SOURCE EXCERPT ->
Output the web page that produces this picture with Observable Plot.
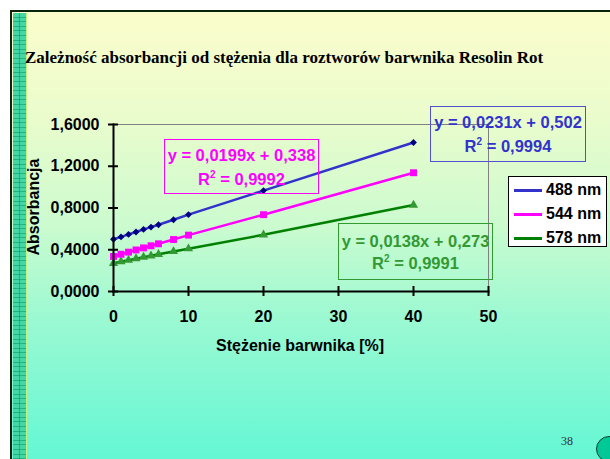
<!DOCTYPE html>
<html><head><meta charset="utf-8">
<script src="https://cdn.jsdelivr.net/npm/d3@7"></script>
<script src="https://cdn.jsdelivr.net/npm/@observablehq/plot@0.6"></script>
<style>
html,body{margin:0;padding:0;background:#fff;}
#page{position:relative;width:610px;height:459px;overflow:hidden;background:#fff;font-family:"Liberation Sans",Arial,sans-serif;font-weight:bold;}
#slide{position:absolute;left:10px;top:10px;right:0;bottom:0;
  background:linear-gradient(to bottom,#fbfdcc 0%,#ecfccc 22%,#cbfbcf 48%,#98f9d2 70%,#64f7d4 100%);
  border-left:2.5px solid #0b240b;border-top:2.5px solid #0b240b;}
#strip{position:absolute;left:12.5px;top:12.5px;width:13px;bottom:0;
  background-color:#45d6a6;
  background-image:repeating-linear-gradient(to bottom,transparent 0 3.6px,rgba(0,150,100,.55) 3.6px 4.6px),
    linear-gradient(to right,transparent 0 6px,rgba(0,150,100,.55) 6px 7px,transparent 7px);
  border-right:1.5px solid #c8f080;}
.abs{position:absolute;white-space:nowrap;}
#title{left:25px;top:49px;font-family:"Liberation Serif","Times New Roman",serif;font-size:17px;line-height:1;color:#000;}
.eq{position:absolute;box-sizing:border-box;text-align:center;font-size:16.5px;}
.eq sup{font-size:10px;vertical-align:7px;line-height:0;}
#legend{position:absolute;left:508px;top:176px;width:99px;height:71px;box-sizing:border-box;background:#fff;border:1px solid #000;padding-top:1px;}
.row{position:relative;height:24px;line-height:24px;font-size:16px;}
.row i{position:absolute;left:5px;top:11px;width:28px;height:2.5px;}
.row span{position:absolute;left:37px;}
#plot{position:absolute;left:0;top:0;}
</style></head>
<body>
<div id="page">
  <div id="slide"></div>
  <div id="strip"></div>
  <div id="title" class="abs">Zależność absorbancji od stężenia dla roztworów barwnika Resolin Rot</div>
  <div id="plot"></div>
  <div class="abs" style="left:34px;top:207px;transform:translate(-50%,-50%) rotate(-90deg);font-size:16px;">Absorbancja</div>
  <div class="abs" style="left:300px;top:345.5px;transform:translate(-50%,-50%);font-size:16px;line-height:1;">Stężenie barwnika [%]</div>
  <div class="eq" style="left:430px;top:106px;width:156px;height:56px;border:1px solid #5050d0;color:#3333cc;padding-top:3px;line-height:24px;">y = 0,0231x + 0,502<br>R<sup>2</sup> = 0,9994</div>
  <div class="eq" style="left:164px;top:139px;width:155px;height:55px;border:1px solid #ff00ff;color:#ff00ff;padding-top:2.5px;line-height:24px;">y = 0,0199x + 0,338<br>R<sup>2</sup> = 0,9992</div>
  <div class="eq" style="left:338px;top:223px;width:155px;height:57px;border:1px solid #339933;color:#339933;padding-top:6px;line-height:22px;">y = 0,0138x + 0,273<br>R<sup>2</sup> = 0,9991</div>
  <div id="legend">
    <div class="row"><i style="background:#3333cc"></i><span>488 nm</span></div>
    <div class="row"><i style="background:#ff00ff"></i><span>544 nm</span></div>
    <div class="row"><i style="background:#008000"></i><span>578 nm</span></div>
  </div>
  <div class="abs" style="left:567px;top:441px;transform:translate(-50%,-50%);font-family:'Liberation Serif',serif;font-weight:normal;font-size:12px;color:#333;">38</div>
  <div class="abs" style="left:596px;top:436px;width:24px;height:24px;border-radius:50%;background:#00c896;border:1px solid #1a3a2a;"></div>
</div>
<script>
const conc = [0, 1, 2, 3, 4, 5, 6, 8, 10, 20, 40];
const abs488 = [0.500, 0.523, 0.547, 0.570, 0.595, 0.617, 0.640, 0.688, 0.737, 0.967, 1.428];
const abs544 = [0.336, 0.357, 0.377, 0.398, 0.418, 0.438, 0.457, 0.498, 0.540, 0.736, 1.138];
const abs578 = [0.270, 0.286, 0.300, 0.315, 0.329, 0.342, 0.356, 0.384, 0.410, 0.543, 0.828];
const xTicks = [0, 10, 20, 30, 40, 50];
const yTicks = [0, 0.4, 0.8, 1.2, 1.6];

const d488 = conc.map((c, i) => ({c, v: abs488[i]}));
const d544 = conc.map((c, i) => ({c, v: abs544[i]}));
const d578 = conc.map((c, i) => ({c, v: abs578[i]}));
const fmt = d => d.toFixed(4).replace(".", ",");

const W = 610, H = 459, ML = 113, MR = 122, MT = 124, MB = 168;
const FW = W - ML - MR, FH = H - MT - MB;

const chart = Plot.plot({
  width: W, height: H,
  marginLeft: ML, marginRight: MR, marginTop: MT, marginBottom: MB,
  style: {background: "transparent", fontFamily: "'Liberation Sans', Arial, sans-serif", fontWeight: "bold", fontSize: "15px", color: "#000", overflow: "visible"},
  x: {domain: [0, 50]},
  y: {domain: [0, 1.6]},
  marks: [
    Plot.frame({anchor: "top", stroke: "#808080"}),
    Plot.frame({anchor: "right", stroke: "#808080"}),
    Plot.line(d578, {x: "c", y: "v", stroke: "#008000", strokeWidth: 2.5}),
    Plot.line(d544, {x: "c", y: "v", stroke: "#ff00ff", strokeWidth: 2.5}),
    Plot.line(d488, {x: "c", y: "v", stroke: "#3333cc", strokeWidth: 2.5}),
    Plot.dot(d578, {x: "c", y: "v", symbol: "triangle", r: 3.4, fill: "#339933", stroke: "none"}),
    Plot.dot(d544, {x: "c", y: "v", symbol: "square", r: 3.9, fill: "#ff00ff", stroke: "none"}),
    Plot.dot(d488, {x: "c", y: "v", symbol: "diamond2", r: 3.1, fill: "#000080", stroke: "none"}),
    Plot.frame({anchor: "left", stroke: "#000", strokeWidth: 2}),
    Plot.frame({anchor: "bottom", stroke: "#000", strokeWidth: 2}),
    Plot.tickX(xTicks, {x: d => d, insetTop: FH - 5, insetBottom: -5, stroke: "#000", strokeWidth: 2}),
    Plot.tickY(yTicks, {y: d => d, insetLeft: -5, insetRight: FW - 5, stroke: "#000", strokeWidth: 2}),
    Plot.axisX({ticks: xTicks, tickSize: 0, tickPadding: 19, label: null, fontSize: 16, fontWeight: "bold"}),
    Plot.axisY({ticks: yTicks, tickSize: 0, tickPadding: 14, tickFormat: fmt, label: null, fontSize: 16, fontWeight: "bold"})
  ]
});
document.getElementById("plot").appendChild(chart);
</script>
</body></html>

PROBLEM STATEMENT -> Copy out each line of the data where the string "page" appears.

FINISHED TASK ->
Output the web page that produces this picture with Observable Plot.
#page{position:relative;width:610px;height:459px;overflow:hidden;background:#fff;font-family:"Liberation Sans",Arial,sans-serif;font-weight:bold;}
<div id="page">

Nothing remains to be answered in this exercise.